• [Written task]: Write the data out again, character for character, with no images.

• [Source data]:
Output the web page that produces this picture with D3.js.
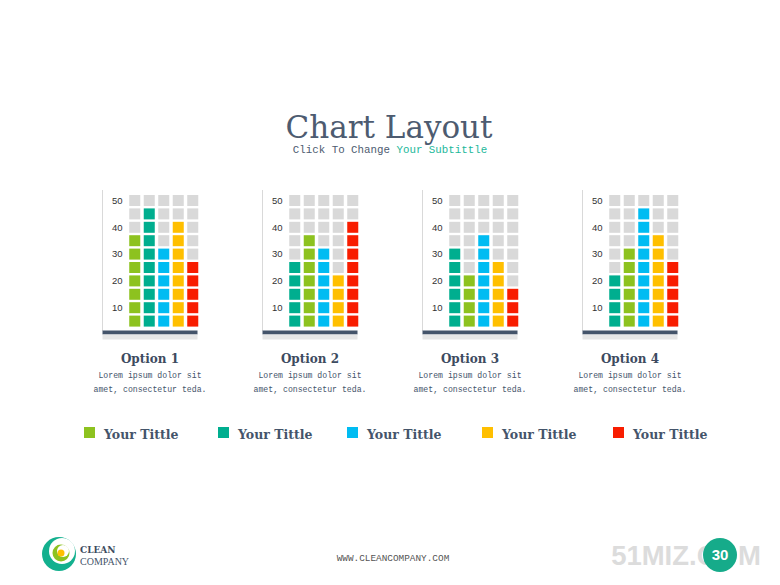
<!DOCTYPE html>
<html><head><meta charset="utf-8">
<script src="https://cdn.jsdelivr.net/npm/d3@7"></script>
<style>html,body{margin:0;padding:0;background:#fff;}svg{display:block;}</style>
</head><body>
<script>
// ---- data ----
const options = ["Option 1", "Option 2", "Option 3", "Option 4"];
const seriesNames = ["Your Tittle", "Your Tittle", "Your Tittle", "Your Tittle", "Your Tittle"];
const seriesColors = ["#8dc21f", "#00ae8f", "#00bcf2", "#ffbf00", "#f81d00"];
// values per series (green, teal, blue, yellow, red) across Option 1..4
const greenValues  = [35, 35, 20, 30];
const tealValues   = [45, 25, 30, 20];
const blueValues   = [30, 30, 35, 45];
const yellowValues = [40, 20, 25, 35];
const redValues    = [25, 40, 15, 25];
const seriesValues = [greenValues, tealValues, blueValues, yellowValues, redValues];
// column order of series inside each option chart
const columnOrder = [[0,1,2,3,4],[1,0,2,3,4],[1,0,2,3,4],[1,0,2,3,4]];
const tickValues = [10, 20, 30, 40, 50];
const cellStep = 5, maxValue = 50;
const loremLines = ["Lorem ipsum dolor sit", "amet, consectetur teda."];

const W = 780, H = 585;
const svg = d3.select("body").append("svg").attr("width", W).attr("height", H);

// title
svg.append("text").attr("x", 389).attr("y", 138).attr("text-anchor", "middle")
  .attr("font-family", "DejaVu Serif").attr("font-size", 31).attr("fill", "#4d5b70").text("Chart Layout");
const sub = svg.append("text").attr("x", 390).attr("y", 153).attr("text-anchor", "middle")
  .attr("font-family", "Liberation Mono").attr("font-size", 10.8).attr("fill", "#4d5b70");
sub.append("tspan").text("Click To Change ");
sub.append("tspan").attr("fill", "#1bb89a").text("Your Subtittle");

const rows = d3.range(1, maxValue / cellStep + 1); // 1..10
const y = d3.scaleBand().domain(rows.slice().reverse()).range([193.8, 327.8]).paddingInner(0.18).paddingOuter(0.09);
const x = d3.scaleBand().domain(d3.range(5)).range([127.5, 200]).paddingInner(0.24).paddingOuter(0.12);

options.forEach((opt, ci) => {
  const g = svg.append("g").attr("transform", `translate(${ci * 160},0)`);
  g.append("line").attr("x1", 102.5).attr("x2", 102.5).attr("y1", 190).attr("y2", 331)
    .attr("stroke", "#d9d9d9").attr("stroke-width", 1);
  columnOrder[ci].forEach((si, col) => {
    const v = seriesValues[si][ci];
    g.selectAll(null).data(rows).enter().append("rect")
      .attr("x", x(col)).attr("y", r => y(r))
      .attr("width", x.bandwidth()).attr("height", y.bandwidth())
      .attr("fill", r => r * cellStep <= v ? seriesColors[si] : "#d9d9d9");
  });
  g.selectAll(null).data(tickValues).enter().append("text")
    .attr("x", 122.5).attr("y", t => y(t / cellStep) + y.bandwidth() / 2)
    .attr("dy", "0.35em").attr("text-anchor", "end")
    .attr("font-family", "Liberation Sans").attr("font-size", 9.5).attr("fill", "#333")
    .text(t => t);
  g.append("rect").attr("x", 102.5).attr("y", 330.5).attr("width", 95).attr("height", 4).attr("fill", "#44546a");
  g.append("rect").attr("x", 102.5).attr("y", 334.5).attr("width", 95).attr("height", 5).attr("fill", "#e6e6e6");
  g.append("text").attr("x", 150).attr("y", 363).attr("text-anchor", "middle")
    .attr("font-family", "DejaVu Serif").attr("font-weight", "bold").attr("font-size", 12)
    .attr("fill", "#3d4b60").text(opt);
  loremLines.forEach((l, li) => {
    g.append("text").attr("x", 150).attr("y", 378 + li * 14).attr("text-anchor", "middle")
      .attr("font-family", "Liberation Mono").attr("font-size", 8.2).attr("fill", "#44546a").text(l);
  });
});

// legend
const legendX = [84, 218, 347, 482, 613];
const lg = svg.selectAll("g.leg").data(seriesNames).enter().append("g").attr("class", "leg")
  .attr("transform", (d, i) => `translate(${legendX[i]},427)`);
lg.append("rect").attr("width", 11).attr("height", 11).attr("fill", (d, i) => seriesColors[i]);
lg.append("text").attr("x", 20).attr("y", 12).attr("font-family", "DejaVu Serif").attr("font-weight", "bold")
  .attr("font-size", 12.5).attr("fill", "#44546a").text(d => d);

// footer logo
const logo = svg.append("g").attr("transform", "translate(59,554)");
logo.append("circle").attr("r", 17).attr("fill", "#13b08e");
logo.append("circle").attr("cx", 3).attr("cy", -3).attr("r", 13).attr("fill", "#fff");
logo.append("circle").attr("cx", 2).attr("cy", -1).attr("r", 8.5).attr("fill", "#8dc21f");
logo.append("circle").attr("cx", 4).attr("cy", -3).attr("r", 6).attr("fill", "#fff");
logo.append("circle").attr("cx", 2).attr("cy", -1).attr("r", 3.5).attr("fill", "#ffbf00");
svg.append("text").attr("x", 80).attr("y", 553).attr("font-family", "DejaVu Serif").attr("font-weight", "bold")
  .attr("font-size", 9).attr("fill", "#3d4b60").text("CLEAN");
svg.append("text").attr("x", 80).attr("y", 565).attr("font-family", "Liberation Serif")
  .attr("font-size", 10).attr("fill", "#44546a").text("COMPANY");
svg.append("text").attr("x", 393).attr("y", 561).attr("text-anchor", "middle").attr("font-family", "Liberation Mono")
  .attr("font-size", 9.4).attr("fill", "#555").text("WWW.CLEANCOMPANY.COM");

// watermark + page number (overlap as in the reference)
svg.append("text").attr("x", 686).attr("y", 565).attr("text-anchor", "middle").attr("font-family", "Liberation Sans")
  .attr("font-weight", "bold").attr("font-size", 27.5).attr("fill", "#dcdcdc").text("51MIZ.COM");
svg.append("circle").attr("cx", 720).attr("cy", 555).attr("r", 17).attr("fill", "#16ab8a");
svg.append("text").attr("x", 720).attr("y", 555).attr("dy", "0.35em").attr("text-anchor", "middle")
  .attr("font-family", "Liberation Sans").attr("font-weight", "bold").attr("font-size", 15).attr("fill", "#fff").text("30");
</script>
</body></html>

• [Answer for this exercise]:
Output the web page that produces this picture with D3.js.
<!DOCTYPE html>
<html><head><meta charset="utf-8">
<script src="https://cdn.jsdelivr.net/npm/d3@7"></script>
<style>html,body{margin:0;padding:0;background:#fff;}svg{display:block;}</style>
</head><body>
<script>
// ---- data ----
const options = ["Option 1", "Option 2", "Option 3", "Option 4"];
const seriesNames = ["Your Tittle", "Your Tittle", "Your Tittle", "Your Tittle", "Your Tittle"];
const seriesColors = ["#8dc21f", "#00ae8f", "#00bcf2", "#ffbf00", "#f81d00"];
// values per series (green, teal, blue, yellow, red) across Option 1..4
const greenValues  = [35, 35, 20, 30];
const tealValues   = [45, 25, 30, 20];
const blueValues   = [30, 30, 35, 45];
const yellowValues = [40, 20, 25, 35];
const redValues    = [25, 40, 15, 25];
const seriesValues = [greenValues, tealValues, blueValues, yellowValues, redValues];
// column order of series inside each option chart
const columnOrder = [[0,1,2,3,4],[1,0,2,3,4],[1,0,2,3,4],[1,0,2,3,4]];
const tickValues = [10, 20, 30, 40, 50];
const cellStep = 5, maxValue = 50;
const loremLines = ["Lorem ipsum dolor sit", "amet, consectetur teda."];

const W = 780, H = 585;
const svg = d3.select("body").append("svg").attr("width", W).attr("height", H);

// title
svg.append("text").attr("x", 389).attr("y", 138).attr("text-anchor", "middle")
  .attr("font-family", "DejaVu Serif").attr("font-size", 31).attr("fill", "#4d5b70").text("Chart Layout");
const sub = svg.append("text").attr("x", 390).attr("y", 153).attr("text-anchor", "middle")
  .attr("font-family", "Liberation Mono").attr("font-size", 10.8).attr("fill", "#4d5b70");
sub.append("tspan").text("Click To Change ");
sub.append("tspan").attr("fill", "#1bb89a").text("Your Subtittle");

const rows = d3.range(1, maxValue / cellStep + 1); // 1..10
const y = d3.scaleBand().domain(rows.slice().reverse()).range([193.8, 327.8]).paddingInner(0.18).paddingOuter(0.09);
const x = d3.scaleBand().domain(d3.range(5)).range([127.5, 200]).paddingInner(0.24).paddingOuter(0.12);

options.forEach((opt, ci) => {
  const g = svg.append("g").attr("transform", `translate(${ci * 160},0)`);
  g.append("line").attr("x1", 102.5).attr("x2", 102.5).attr("y1", 190).attr("y2", 331)
    .attr("stroke", "#d9d9d9").attr("stroke-width", 1);
  columnOrder[ci].forEach((si, col) => {
    const v = seriesValues[si][ci];
    g.selectAll(null).data(rows).enter().append("rect")
      .attr("x", x(col)).attr("y", r => y(r))
      .attr("width", x.bandwidth()).attr("height", y.bandwidth())
      .attr("fill", r => r * cellStep <= v ? seriesColors[si] : "#d9d9d9");
  });
  g.selectAll(null).data(tickValues).enter().append("text")
    .attr("x", 122.5).attr("y", t => y(t / cellStep) + y.bandwidth() / 2)
    .attr("dy", "0.35em").attr("text-anchor", "end")
    .attr("font-family", "Liberation Sans").attr("font-size", 9.5).attr("fill", "#333")
    .text(t => t);
  g.append("rect").attr("x", 102.5).attr("y", 330.5).attr("width", 95).attr("height", 4).attr("fill", "#44546a");
  g.append("rect").attr("x", 102.5).attr("y", 334.5).attr("width", 95).attr("height", 5).attr("fill", "#e6e6e6");
  g.append("text").attr("x", 150).attr("y", 363).attr("text-anchor", "middle")
    .attr("font-family", "DejaVu Serif").attr("font-weight", "bold").attr("font-size", 12)
    .attr("fill", "#3d4b60").text(opt);
  loremLines.forEach((l, li) => {
    g.append("text").attr("x", 150).attr("y", 378 + li * 14).attr("text-anchor", "middle")
      .attr("font-family", "Liberation Mono").attr("font-size", 8.2).attr("fill", "#44546a").text(l);
  });
});

// legend
const legendX = [84, 218, 347, 482, 613];
const lg = svg.selectAll("g.leg").data(seriesNames).enter().append("g").attr("class", "leg")
  .attr("transform", (d, i) => `translate(${legendX[i]},427)`);
lg.append("rect").attr("width", 11).attr("height", 11).attr("fill", (d, i) => seriesColors[i]);
lg.append("text").attr("x", 20).attr("y", 12).attr("font-family", "DejaVu Serif").attr("font-weight", "bold")
  .attr("font-size", 12.5).attr("fill", "#44546a").text(d => d);

// footer logo
const logo = svg.append("g").attr("transform", "translate(59,554)");
logo.append("circle").attr("r", 17).attr("fill", "#13b08e");
logo.append("circle").attr("cx", 3).attr("cy", -3).attr("r", 13).attr("fill", "#fff");
logo.append("circle").attr("cx", 2).attr("cy", -1).attr("r", 8.5).attr("fill", "#8dc21f");
logo.append("circle").attr("cx", 4).attr("cy", -3).attr("r", 6).attr("fill", "#fff");
logo.append("circle").attr("cx", 2).attr("cy", -1).attr("r", 3.5).attr("fill", "#ffbf00");
svg.append("text").attr("x", 80).attr("y", 553).attr("font-family", "DejaVu Serif").attr("font-weight", "bold")
  .attr("font-size", 9).attr("fill", "#3d4b60").text("CLEAN");
svg.append("text").attr("x", 80).attr("y", 565).attr("font-family", "Liberation Serif")
  .attr("font-size", 10).attr("fill", "#44546a").text("COMPANY");
svg.append("text").attr("x", 393).attr("y", 561).attr("text-anchor", "middle").attr("font-family", "Liberation Mono")
  .attr("font-size", 9.4).attr("fill", "#555").text("WWW.CLEANCOMPANY.COM");

// watermark + page number (overlap as in the reference)
svg.append("text").attr("x", 686).attr("y", 565).attr("text-anchor", "middle").attr("font-family", "Liberation Sans")
  .attr("font-weight", "bold").attr("font-size", 27.5).attr("fill", "#dcdcdc").text("51MIZ.COM");
svg.append("circle").attr("cx", 720).attr("cy", 555).attr("r", 17).attr("fill", "#16ab8a");
svg.append("text").attr("x", 720).attr("y", 555).attr("dy", "0.35em").attr("text-anchor", "middle")
  .attr("font-family", "Liberation Sans").attr("font-weight", "bold").attr("font-size", 15).attr("fill", "#fff").text("30");
</script>
</body></html>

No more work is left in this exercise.